What is “this”? Is it peer pressure? A dare resulting from your problem binge drinking? A desire to have your family released by the open source splinter cell holding them hostage?

We could speculate pointlessly all day or just read on.

The Macalope’s read this piece and it’s kind of a toss-up, actually.

Probably the hottest point of contention in the Tech Insider newsroom is…

…who can hold a 9 volt battery against their tongue the longest? Jerry was literally a circus geek back in the ‘90s so he’s got experience on his side, but Miranda is freak-ay. Then there’s Crazy Ned who’s been “writing” his “articles” on one of those fake furniture showroom laptops for the past eight years. He hasn’t produced a thing but we haven’t been paying him, either.

Anyway, it’s $20 to get into the pool.

…whether Android or iOS is the better ecosystem.

Oh. That.

But Google is on the verge of striking a major blow in the ease-of-use wars…

Google: Perpetually six months away from complete victory. They should use that as their slogan now that “Don’t be evil” is… well… you know.

Ask the average iPhone user why they stick with Apple's increasingly boring, expensive lineup…

There’s a link in “increasingly boring” that the Macalope’s not including but it goes to a video piece titled “Sorry Apple fans — the iPhone 7 is going to be boring”.

Facts. Time-traveling facts.

Ugh, the Macalope’s already itchy and we still don’t know what “this” is.

But Google is on the verge of striking a major blow in the ease-of-use wars: Project Abacus, Google's plan to do away with smartphone passwords almost entirely.

How are they going to do that? Why, by measuring more of your personal data, that’s how! Seems kind of obvious in retrospect, doesn’t it?

With Abacus, due to release in the next several months, Android devices will keep track of biometric markers like walking gate, typing patterns, the look of your face, your location…

A blood sample. Your human genome. A lock of your hair. The feel of your breath on Google’s face as it lies down next to you while you sleep.

But nothing creepy.

(For the record, the Macalope made those up. He thinks, anyway.)

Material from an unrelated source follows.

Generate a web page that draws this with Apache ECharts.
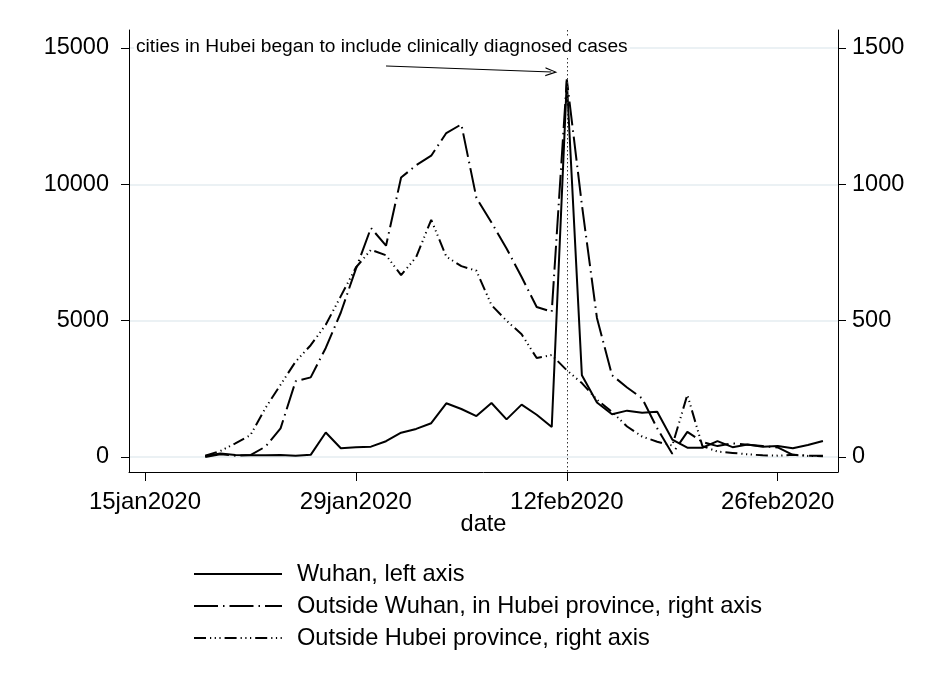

…and other things to build an up-to-the moment "trust score"  — a degree of certainty that the person holding your phone is in fact you.

Now, remember, a person can be compelled by the government to put their thumb on a phone to unlock it, but they can’t be compelled to provide the passcode to the phone. Surely either this piece or the other piece Letzter links to about Abacus tells us about this salient fact and whether or not it's applicable to NNNNNNNNNOPE. Huh. Well, then, surely one of them notes that there are some concerns with an advertising company possibly tracking all this important biometric, location and usage data and the potential for misusing NNNNNNNNNOPE.

Look up. There is nothing but pie as far as the eye can see. It is incorrect to say “pie in the sky” because there is so much pie that the sky is no longer there. Now the sun’s rays are being blotted out. Already the plants and animals are dying. Welcome to the Pie Winter that will be end of the human race as we know it.

…iPhones get less and less interesting compared to premium Galaxies and HTCs…

Apple is surely doomed before the HTC juggernaut.

…Abacus is exactly the kind of standout feature that could cause buyers on the fence to flip.

Yeah. OK, it’s very possible that this will be a great feature and people will really like how convenient it is. However, while it’s a sign that you’re still alive that you look forward to new things, it’s not like Abacus is utterly devoid of potential drawbacks that are worth mentioning. Nor is it impossible that Apple could implement its own version of this feature. It’s nice to get excited, but try to stay realistic.